Shareholder Loan Treated as Deemed Dividend u/s 2(22)(e): ITAT Restricts Addition to Company’s Accumulated Profits [Read Order]
The ITAT directed the Assessing Officer to restrict the addition of ₹88.26 lakh treated as deemed dividend under section 2(22)(e) to the accumulated profits.

Shareholder Loan - Deemed Dividend - ITAT - taxscan
Shareholder Loan - Deemed Dividend - ITAT - taxscan
The Mumbai bench of Income Tax Appellate Tribunal (ITAT) restricted the addition of ₹88.26 lakh to companies' accumulated profits on the ground that loan of the shareholder was treated as a deemed dividend under section 2(22)(e).
The assessee, Shri Jigar Kishor Mehta, was a substantial shareholder in M/s Purvi Gems & Jewellery India Pvt. Ltd. During assessment proceedings, the Assessing Officer (AO) observed that the assessee had received loans aggregating to ₹88.26 lakh from the said company.
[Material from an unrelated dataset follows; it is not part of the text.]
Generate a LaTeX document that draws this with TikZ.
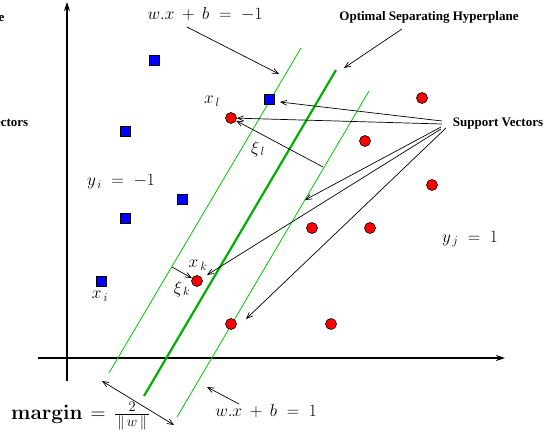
\documentclass[tikz,border=0pt]{standalone}
\usepackage[no-math]{fontspec}
\newfontfamily\tms{Liberation Serif}
\usetikzlibrary{arrows.meta}
\definecolor{hgreen}{RGB}{0,200,0}
\definecolor{hgreenb}{RGB}{0,176,0}
\newcommand{\widemath}{\thickmuskip=10mu plus 2mu\medmuskip=8mu plus 2mu}
\begin{document}
\begin{tikzpicture}[x=1pt,y=-1pt,
 negbox/.style={draw=black, fill=blue, minimum size=10pt, inner sep=0pt, line width=0.6pt},
 posdot/.style={circle, draw=black, fill=red, minimum size=11pt, inner sep=0pt, line width=0.6pt},
 axisline/.style={line width=2.2pt, -{Stealth[length=9pt,width=6pt]}},
 gline/.style={line width=0.8pt, draw=hgreen},
 hline/.style={line width=2.2pt, draw=hgreenb},
 ptr/.style={line width=0.7pt, -{Straight Barb[length=6pt,width=5pt]}},
 dptr/.style={line width=0.7pt, {Straight Barb[length=6pt,width=5pt]}-{Straight Barb[length=6pt,width=5pt]}},
 mlab/.style={font={\fontsize{18}{20}\selectfont\widemath}, inner sep=0pt},
 marglab/.style={font={\fontsize{20}{22}\selectfont\thickmuskip=7mu}, inner sep=0pt},
 blab/.style={font=\tms\bfseries\fontsize{13}{15}\selectfont, inner sep=0pt}]
\path[use as bounding box] (0,0) rectangle (550,441);
\clip (0,0) rectangle (550,441);
% axes
\coordinate (ya0) at (67,381); \coordinate (ya1) at (67,2);
\coordinate (xa0) at (38,358); \coordinate (xa1) at (505,358);
\draw[axisline] (ya0) -- (ya1);
\draw[axisline] (xa0) -- (xa1);
% hyperplanes
\coordinate (m1a) at (109,373); \coordinate (m1b) at (301,48);
\coordinate (ha) at (144,396); \coordinate (hb) at (336,70);
\coordinate (m2a) at (177,417); \coordinate (m2b) at (369,91);
\draw[gline] (m1a) -- (m1b);
\draw[hline] (ha) -- (hb);
\draw[gline] (m2a) -- (m2b);
% class -1
\node[negbox] (s1) at (154,60) {};
\node[negbox] (s2) at (125,131) {};
\node[negbox] (s3) at (269,99) {};
\node[negbox] (s4) at (182,199) {};
\node[negbox] (s5) at (125,218) {};
\node[negbox] (s6) at (101,281) {};
% class +1
\node[posdot] (c1) at (231,118) {};
\node[posdot] (c2) at (422,98) {};
\node[posdot] (c3) at (365,141) {};
\node[posdot] (c4) at (432,185) {};
\node[posdot] (c5) at (312,228) {};
\node[posdot] (c6) at (370,228) {};
\node[posdot] (c7) at (197,281) {};
\node[posdot] (c8) at (231,324) {};
\node[posdot] (c9) at (331,324) {};
% labels
\node[mlab] (eqm) at (205,14) {$w.x+b=-1$};
\node[mlab] (eqp) at (266,411) {$w.x+b=1$};
\node[blab] (osh) at (429,17) {Optimal Separating Hyperplane};
\node[blab] (sv) at (498,124) {Support Vectors};
\node[blab, anchor=east] (osh2) at (4.5,18) {Optimal Separating Hyperplane};
\node[blab, anchor=east] (sv2) at (28.5,124) {Support Vectors};
\node[mlab] (yi) at (121,182) {$y_{\,i}=-1$};
\node[mlab] (yj) at (470,239) {$y_{\,j}=1$};
\node[mlab] (xl) at (212,101) {$x_{\,l}$};
\node[mlab] (xk) at (198,265) {$x_{\,k}$};
\node[mlab] (xi) at (100,296) {$x_{\,i}$};
\node[mlab] (xil) at (258,149) {$\xi_{\,l}$};
\node[mlab] (xik) at (182,289) {$\xi_{\,k}$};
\node[marglab, anchor=west] (mg) at (11,416) {$\mathbf{margin}=\frac{2}{\,\|\,w\,\|\,}$};
% pointers
\coordinate (p1s) at (187,27); \coordinate (p1e) at (279,74);
\draw[ptr] (p1s) -- (p1e);
\coordinate (p2s) at (402,29); \coordinate (p2e) at (344,68);
\draw[ptr] (p2s) -- (p2e);
\coordinate (sva) at (442,121); \coordinate (t1) at (280,102);
\coordinate (svb) at (442,124);
\coordinate (svc) at (441,127); \coordinate (t3) at (305,200);
\coordinate (svd) at (441,129); \coordinate (t4) at (207,275);
\coordinate (sve) at (446,128); \coordinate (t5) at (246,319);
\draw[ptr] (sva) -- (t1);
\draw[ptr] (svb) -- (c1);
\draw[ptr] (svc) -- (t3);
\draw[ptr] (svd) -- (t4);
\draw[ptr] (sve) -- (t5);
% slacks
\coordinate (q1) at (323,167);
\draw[ptr] (q1) -- (c1);
\coordinate (q2) at (172,267);
\draw[ptr] (q2) -- (c7);
% margin
\coordinate (r1) at (102,381); \coordinate (r2) at (174,425);
\draw[dptr] (r1) -- (r2);
\coordinate (u1) at (239,404); \coordinate (u2) at (207,387);
\draw[ptr] (u1) -- (u2);
\end{tikzpicture}
\end{document}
Considering the assessee’s substantial shareholding and the nature of the advance, the AO treated the amount as a deemed dividend under section 2(22)(e) of the Income-tax Act, 1961, and added it to the assessee’s income in the order passed under section 143(3) of the Act.
Before the CIT(A), the assessee produced the ledger account and annual report of the company and contended that any addition on account of deemed dividend should be restricted to the accumulated profits of the company. The CIT(A) agreed in principle and directed the AO to re-quantify the deemed dividend based on the available accumulated profits.
The assessee contended that although the loan was from a company in which he held a substantial interest, the addition cannot exceed the accumulated profits of the lending company as on the date of the transaction.
It was argued that the AO erred in treating the entire loan amount as a deemed dividend without computing the extent of accumulated profits. The assessee, therefore, requested that the addition be restricted to the accumulated profits available on the date corresponding to the peak loan balance.
The Department supported the action of the AO, maintaining that the loan advanced to the assessee, being a shareholder holding a substantial interest, clearly falls within the ambit of section 2(22)(e). The Revenue contended that the assessee had indeed received the benefit of funds from the company and that the entire loan should be treated as a deemed dividend in accordance with the AO’s order.
It was further submitted that the CIT(A)’s direction to recompute based on accumulated profits was already a fair and balanced view, requiring no further interference.
The ITAT observed that the Assessing Officer had treated the entire loan amount of ₹88.26 lakh advanced by M/s Purvi Gems & Jewellery India Pvt. Ltd. to the assessee as a deemed dividend under section 2(22)(e). The Tribunal noted that both the assessee and the CIT(A) had accepted that the addition, if any, must be restricted to the extent of accumulated profits of the company on the relevant date.
Referring to the intent of section 2(22)(e), the Tribunal emphasised that the provision aims to prevent misuse of corporate structures by major shareholders for drawing out profits in the guise of loans, while at the same time ensuring that only accumulated profits are subjected to tax as deemed dividends.
The ITAT found that the CIT(A)’s direction to the AO to recompute the deemed dividend strictly based on the company’s accumulated profits was consistent with judicial precedents, including the ruling of the Hon’ble Bombay High Court. Accordingly, the Tribunal upheld the CIT(A)’s direction and further instructed the AO to consider the accumulated profits as on the date of the peak loan balance while restricting the addition.
Since the assessee was not aggrieved by this direction and had only sought quantification based on accumulated profits, the two-member bench comprising Raj Kumar Chauhan (Judicial Member) and Om Prakash Kant (Accountant Member) partly allowed the appeal, thereby remanding the matter to the AO for limited verification and recomputation.